*YOUR INSTRUCTIONS*: Reproduce all of the data below without alteration; exclude every picture.

┌─ DATASET EXTRACT

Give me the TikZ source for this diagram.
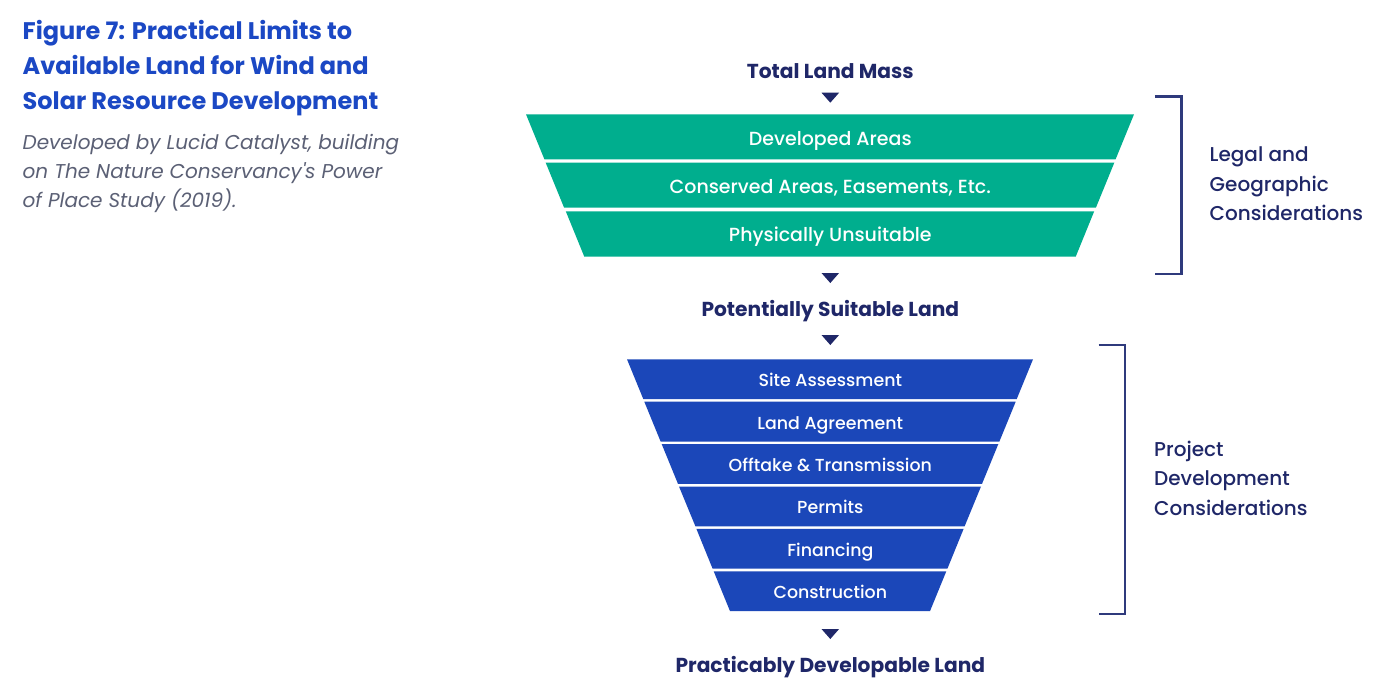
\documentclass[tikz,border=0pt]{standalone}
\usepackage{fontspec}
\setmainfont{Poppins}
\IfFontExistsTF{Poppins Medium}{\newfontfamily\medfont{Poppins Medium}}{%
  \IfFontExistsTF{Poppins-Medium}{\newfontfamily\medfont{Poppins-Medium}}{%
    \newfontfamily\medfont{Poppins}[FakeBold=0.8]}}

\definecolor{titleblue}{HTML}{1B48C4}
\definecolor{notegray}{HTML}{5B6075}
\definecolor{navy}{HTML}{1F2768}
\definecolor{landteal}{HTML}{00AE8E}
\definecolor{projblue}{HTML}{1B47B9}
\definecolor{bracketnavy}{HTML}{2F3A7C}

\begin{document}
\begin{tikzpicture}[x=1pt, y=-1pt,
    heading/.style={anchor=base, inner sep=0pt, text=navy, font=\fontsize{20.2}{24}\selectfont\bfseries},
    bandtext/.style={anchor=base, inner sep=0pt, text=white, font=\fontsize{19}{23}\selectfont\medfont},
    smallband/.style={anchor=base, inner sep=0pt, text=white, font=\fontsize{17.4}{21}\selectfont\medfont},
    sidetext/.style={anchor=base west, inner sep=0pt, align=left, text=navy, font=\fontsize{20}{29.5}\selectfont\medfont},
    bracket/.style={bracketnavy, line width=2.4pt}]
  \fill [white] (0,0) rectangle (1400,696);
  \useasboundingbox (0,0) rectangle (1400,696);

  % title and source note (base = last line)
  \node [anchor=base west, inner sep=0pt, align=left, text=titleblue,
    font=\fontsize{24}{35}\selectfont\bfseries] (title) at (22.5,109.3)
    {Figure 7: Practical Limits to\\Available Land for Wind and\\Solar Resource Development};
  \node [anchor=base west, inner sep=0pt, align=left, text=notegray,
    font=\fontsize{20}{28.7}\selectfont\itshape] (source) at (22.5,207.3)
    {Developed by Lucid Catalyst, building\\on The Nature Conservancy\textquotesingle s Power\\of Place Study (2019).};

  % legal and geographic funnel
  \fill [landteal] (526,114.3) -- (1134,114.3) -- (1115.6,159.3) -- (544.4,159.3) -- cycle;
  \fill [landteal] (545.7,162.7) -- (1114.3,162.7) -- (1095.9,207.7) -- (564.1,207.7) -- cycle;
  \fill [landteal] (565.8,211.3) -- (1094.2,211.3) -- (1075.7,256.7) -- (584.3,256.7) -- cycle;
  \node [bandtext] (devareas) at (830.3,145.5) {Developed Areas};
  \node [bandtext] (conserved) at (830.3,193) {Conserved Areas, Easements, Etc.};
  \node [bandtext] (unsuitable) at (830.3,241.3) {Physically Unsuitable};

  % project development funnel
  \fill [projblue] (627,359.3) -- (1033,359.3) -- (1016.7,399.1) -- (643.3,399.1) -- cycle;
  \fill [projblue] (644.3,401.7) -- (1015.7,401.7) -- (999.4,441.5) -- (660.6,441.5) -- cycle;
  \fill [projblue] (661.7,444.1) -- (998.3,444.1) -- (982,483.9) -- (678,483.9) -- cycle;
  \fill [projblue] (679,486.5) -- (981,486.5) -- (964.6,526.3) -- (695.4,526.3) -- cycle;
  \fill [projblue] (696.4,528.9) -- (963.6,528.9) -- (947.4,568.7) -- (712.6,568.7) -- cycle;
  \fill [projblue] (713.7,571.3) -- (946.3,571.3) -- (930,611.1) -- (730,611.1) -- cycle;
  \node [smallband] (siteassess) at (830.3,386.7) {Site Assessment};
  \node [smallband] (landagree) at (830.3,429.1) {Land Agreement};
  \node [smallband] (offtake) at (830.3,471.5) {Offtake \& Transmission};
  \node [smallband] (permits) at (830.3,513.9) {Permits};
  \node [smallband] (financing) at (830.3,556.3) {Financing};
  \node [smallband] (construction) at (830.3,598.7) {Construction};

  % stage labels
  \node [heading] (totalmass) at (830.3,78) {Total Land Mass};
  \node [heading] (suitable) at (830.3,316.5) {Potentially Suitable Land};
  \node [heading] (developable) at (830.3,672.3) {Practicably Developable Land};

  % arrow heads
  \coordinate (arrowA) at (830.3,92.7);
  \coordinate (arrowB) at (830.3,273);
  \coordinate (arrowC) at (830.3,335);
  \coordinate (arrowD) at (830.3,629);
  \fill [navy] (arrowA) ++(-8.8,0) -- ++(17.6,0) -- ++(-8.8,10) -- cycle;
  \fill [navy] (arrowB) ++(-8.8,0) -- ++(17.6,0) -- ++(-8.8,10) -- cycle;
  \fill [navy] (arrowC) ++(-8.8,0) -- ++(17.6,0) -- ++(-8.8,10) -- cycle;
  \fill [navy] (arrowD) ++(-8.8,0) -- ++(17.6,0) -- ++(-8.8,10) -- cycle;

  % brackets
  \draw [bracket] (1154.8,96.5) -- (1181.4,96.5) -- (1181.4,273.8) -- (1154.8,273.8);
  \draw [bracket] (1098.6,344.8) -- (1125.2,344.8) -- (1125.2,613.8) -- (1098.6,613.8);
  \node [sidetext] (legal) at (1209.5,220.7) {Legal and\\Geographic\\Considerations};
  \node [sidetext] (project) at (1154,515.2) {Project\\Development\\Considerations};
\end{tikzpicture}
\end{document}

└─

*THE COMPLETED TASK*:
Give me the TikZ source for this diagram.
\documentclass[tikz,border=0pt]{standalone}
\usepackage{fontspec}
\setmainfont{Poppins}
\IfFontExistsTF{Poppins Medium}{\newfontfamily\medfont{Poppins Medium}}{%
  \IfFontExistsTF{Poppins-Medium}{\newfontfamily\medfont{Poppins-Medium}}{%
    \newfontfamily\medfont{Poppins}[FakeBold=0.8]}}

\definecolor{titleblue}{HTML}{1B48C4}
\definecolor{notegray}{HTML}{5B6075}
\definecolor{navy}{HTML}{1F2768}
\definecolor{landteal}{HTML}{00AE8E}
\definecolor{projblue}{HTML}{1B47B9}
\definecolor{bracketnavy}{HTML}{2F3A7C}

\begin{document}
\begin{tikzpicture}[x=1pt, y=-1pt,
    heading/.style={anchor=base, inner sep=0pt, text=navy, font=\fontsize{20.2}{24}\selectfont\bfseries},
    bandtext/.style={anchor=base, inner sep=0pt, text=white, font=\fontsize{19}{23}\selectfont\medfont},
    smallband/.style={anchor=base, inner sep=0pt, text=white, font=\fontsize{17.4}{21}\selectfont\medfont},
    sidetext/.style={anchor=base west, inner sep=0pt, align=left, text=navy, font=\fontsize{20}{29.5}\selectfont\medfont},
    bracket/.style={bracketnavy, line width=2.4pt}]
  \fill [white] (0,0) rectangle (1400,696);
  \useasboundingbox (0,0) rectangle (1400,696);

  % title and source note (base = last line)
  \node [anchor=base west, inner sep=0pt, align=left, text=titleblue,
    font=\fontsize{24}{35}\selectfont\bfseries] (title) at (22.5,109.3)
    {Figure 7: Practical Limits to\\Available Land for Wind and\\Solar Resource Development};
  \node [anchor=base west, inner sep=0pt, align=left, text=notegray,
    font=\fontsize{20}{28.7}\selectfont\itshape] (source) at (22.5,207.3)
    {Developed by Lucid Catalyst, building\\on The Nature Conservancy\textquotesingle s Power\\of Place Study (2019).};

  % legal and geographic funnel
  \fill [landteal] (526,114.3) -- (1134,114.3) -- (1115.6,159.3) -- (544.4,159.3) -- cycle;
  \fill [landteal] (545.7,162.7) -- (1114.3,162.7) -- (1095.9,207.7) -- (564.1,207.7) -- cycle;
  \fill [landteal] (565.8,211.3) -- (1094.2,211.3) -- (1075.7,256.7) -- (584.3,256.7) -- cycle;
  \node [bandtext] (devareas) at (830.3,145.5) {Developed Areas};
  \node [bandtext] (conserved) at (830.3,193) {Conserved Areas, Easements, Etc.};
  \node [bandtext] (unsuitable) at (830.3,241.3) {Physically Unsuitable};

  % project development funnel
  \fill [projblue] (627,359.3) -- (1033,359.3) -- (1016.7,399.1) -- (643.3,399.1) -- cycle;
  \fill [projblue] (644.3,401.7) -- (1015.7,401.7) -- (999.4,441.5) -- (660.6,441.5) -- cycle;
  \fill [projblue] (661.7,444.1) -- (998.3,444.1) -- (982,483.9) -- (678,483.9) -- cycle;
  \fill [projblue] (679,486.5) -- (981,486.5) -- (964.6,526.3) -- (695.4,526.3) -- cycle;
  \fill [projblue] (696.4,528.9) -- (963.6,528.9) -- (947.4,568.7) -- (712.6,568.7) -- cycle;
  \fill [projblue] (713.7,571.3) -- (946.3,571.3) -- (930,611.1) -- (730,611.1) -- cycle;
  \node [smallband] (siteassess) at (830.3,386.7) {Site Assessment};
  \node [smallband] (landagree) at (830.3,429.1) {Land Agreement};
  \node [smallband] (offtake) at (830.3,471.5) {Offtake \& Transmission};
  \node [smallband] (permits) at (830.3,513.9) {Permits};
  \node [smallband] (financing) at (830.3,556.3) {Financing};
  \node [smallband] (construction) at (830.3,598.7) {Construction};

  % stage labels
  \node [heading] (totalmass) at (830.3,78) {Total Land Mass};
  \node [heading] (suitable) at (830.3,316.5) {Potentially Suitable Land};
  \node [heading] (developable) at (830.3,672.3) {Practicably Developable Land};

  % arrow heads
  \coordinate (arrowA) at (830.3,92.7);
  \coordinate (arrowB) at (830.3,273);
  \coordinate (arrowC) at (830.3,335);
  \coordinate (arrowD) at (830.3,629);
  \fill [navy] (arrowA) ++(-8.8,0) -- ++(17.6,0) -- ++(-8.8,10) -- cycle;
  \fill [navy] (arrowB) ++(-8.8,0) -- ++(17.6,0) -- ++(-8.8,10) -- cycle;
  \fill [navy] (arrowC) ++(-8.8,0) -- ++(17.6,0) -- ++(-8.8,10) -- cycle;
  \fill [navy] (arrowD) ++(-8.8,0) -- ++(17.6,0) -- ++(-8.8,10) -- cycle;

  % brackets
  \draw [bracket] (1154.8,96.5) -- (1181.4,96.5) -- (1181.4,273.8) -- (1154.8,273.8);
  \draw [bracket] (1098.6,344.8) -- (1125.2,344.8) -- (1125.2,613.8) -- (1098.6,613.8);
  \node [sidetext] (legal) at (1209.5,220.7) {Legal and\\Geographic\\Considerations};
  \node [sidetext] (project) at (1154,515.2) {Project\\Development\\Considerations};
\end{tikzpicture}
\end{document}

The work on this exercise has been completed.